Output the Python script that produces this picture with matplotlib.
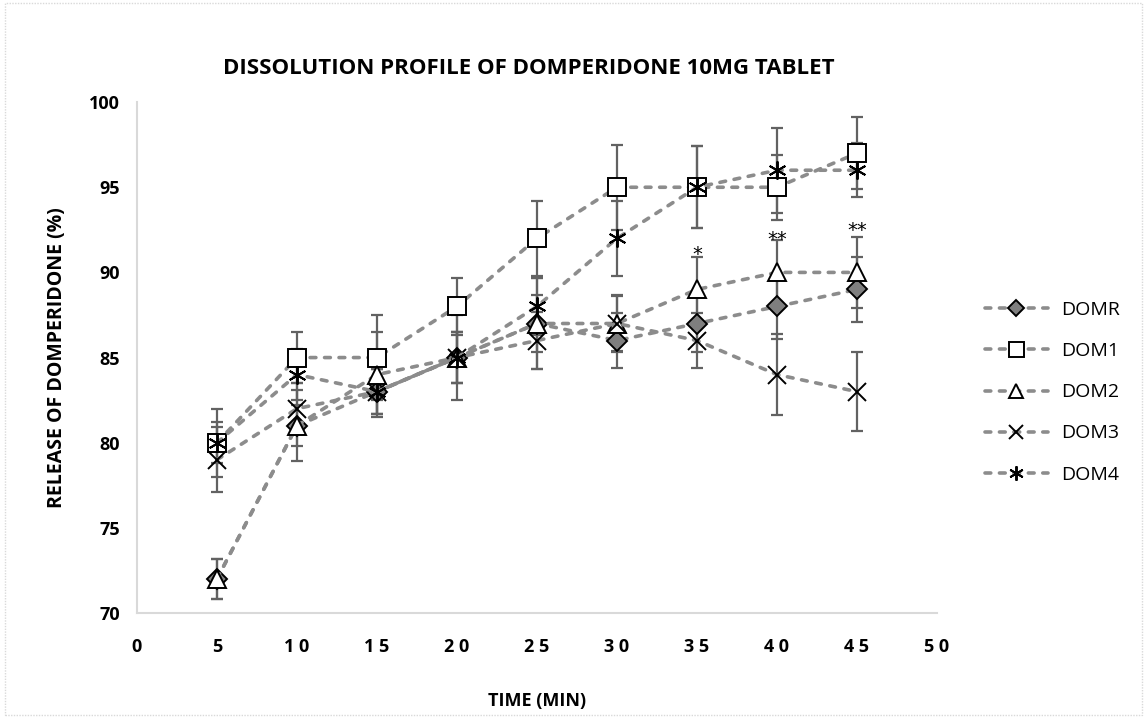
import matplotlib
matplotlib.use("Agg")
import matplotlib.pyplot as plt
from matplotlib.patches import Rectangle

plt.rcParams['font.family'] = ['Open Sans', 'DejaVu Sans']

time = [5, 10, 15, 20, 25, 30, 35, 40, 45]
series_names = ["DOMR", "DOM1", "DOM2", "DOM3", "DOM4"]
domr = [72, 81, 83, 85, 87, 86, 87, 88, 89]
dom1 = [80, 85, 85, 88, 92, 95, 95, 95, 97]
dom2 = [72, 81, 84, 85, 87, 87, 89, 90, 90]
dom3 = [79, 82, 83, 85, 86, 87, 86, 84, 83]
dom4 = [80, 84, 83, 85, 88, 92, 95, 96, 96]
err_domr = [1.2, 1.2, 1.3, 1.5, 1.7, 1.6, 1.7, 1.9, 1.9]
err_dom1 = [2.0, 1.5, 2.5, 1.7, 2.2, 2.5, 2.4, 1.9, 2.1]
err_dom2 = [1.2, 2.1, 2.5, 2.5, 2.7, 1.7, 1.9, 1.9, 2.1]
err_dom3 = [1.9, 1.5, 1.3, 1.5, 1.7, 1.6, 1.6, 2.4, 2.3]
err_dom4 = [1.2, 1.5, 1.3, 1.5, 1.7, 2.2, 2.4, 2.5, 1.6]
# significance marks: (time, label, y)
sig_marks = [(35, "*", 91.3), (40, "**", 92.2), (45, "**", 92.7)]

values = [domr, dom1, dom2, dom3, dom4]
errors = [err_domr, err_dom1, err_dom2, err_dom3, err_dom4]
markers = ["D", "s", "^", "x", (6, 2, 0)]
msizes = [10, 13.5, 13, 13, 13]
faces = ["#7f7f7f", "white", "white", "none", "none"]

line_col = "#8c8c8c"
err_col = "#626262"

fig = plt.figure(figsize=(11.47, 7.18), dpi=100)
ax = fig.add_axes([0.1194, 0.1462, 0.6975, 0.7116])

for name, vals, errs, mk, ms, fc in zip(series_names, values, errors, markers, msizes, faces):
    ax.errorbar(time, vals, yerr=errs, fmt="none", ecolor=err_col,
                elinewidth=1.6, capsize=4.3, capthick=1.6, zorder=2)
    ax.plot(time, vals, linestyle=(0, (1.6, 2.4)), dash_capstyle="round",
            color=line_col, linewidth=2.6,
            marker=mk, markersize=ms, markerfacecolor=fc, markeredgecolor="black",
            markeredgewidth=1.4, label=name, zorder=3)

# solid segment between 15 and 20 min
ax.plot(time[2:4], domr[2:4], color=line_col, linewidth=2.4, zorder=2.5)

for t, txt, yv in sig_marks:
    ax.text(t, yv - 0.25, txt, ha="center", va="center", fontsize=14,
            family="DejaVu Sans", zorder=4)

ax.set_xlim(0, 50)
ax.set_ylim(70, 100)
xt = list(range(0, 51, 5))
ax.set_xticks(xt)
ax.set_xticklabels([" ".join(str(v)) for v in xt], fontweight="bold", fontsize=13)
ax.set_yticks(range(70, 101, 5))
ax.set_yticklabels([str(v) for v in range(70, 101, 5)], fontweight="bold", fontsize=13)
ax.tick_params(length=0, pad=12)
ax.tick_params(axis="x", pad=18)
for s in ["top", "right"]:
    ax.spines[s].set_visible(False)
for s in ["left", "bottom"]:
    ax.spines[s].set_color("#d9d9d9")
    ax.spines[s].set_linewidth(1.5)

ax.set_title("DISSOLUTION PROFILE OF DOMPERIDONE 10MG TABLET", fontweight="bold",
             fontsize=16, pad=20, x=0.49)
ax.set_xlabel("TIME (MIN)", fontweight="bold", fontsize=13, labelpad=26)
ax.set_ylabel("RELEASE OF DOMPERIDONE (%)", fontweight="bold", fontsize=14, labelpad=16)

leg = ax.legend(loc="center left", bbox_to_anchor=(1.05, 0.432), borderaxespad=0,
                frameon=False, fontsize=14, handlelength=3.25, labelspacing=1.19,
                handletextpad=0.7, markerscale=0.8)

fig.patches.append(Rectangle((0.004, 0.004), 0.992, 0.992, transform=fig.transFigure,
                             fill=False, edgecolor="#d9d9d9", linewidth=1,
                             linestyle=(0, (1, 1))))

fig.savefig("out.png", dpi=100)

+===+

## What you should do:
Skip the pictures, please, and transcribe only the lines from the beginning of the material through the one that contains "plt.rcParams['font.family'] = ['Open".

## Full response:
Output the Python script that produces this picture with matplotlib.
import matplotlib
matplotlib.use("Agg")
import matplotlib.pyplot as plt
from matplotlib.patches import Rectangle

plt.rcParams['font.family'] = ['Open Sans', 'DejaVu Sans']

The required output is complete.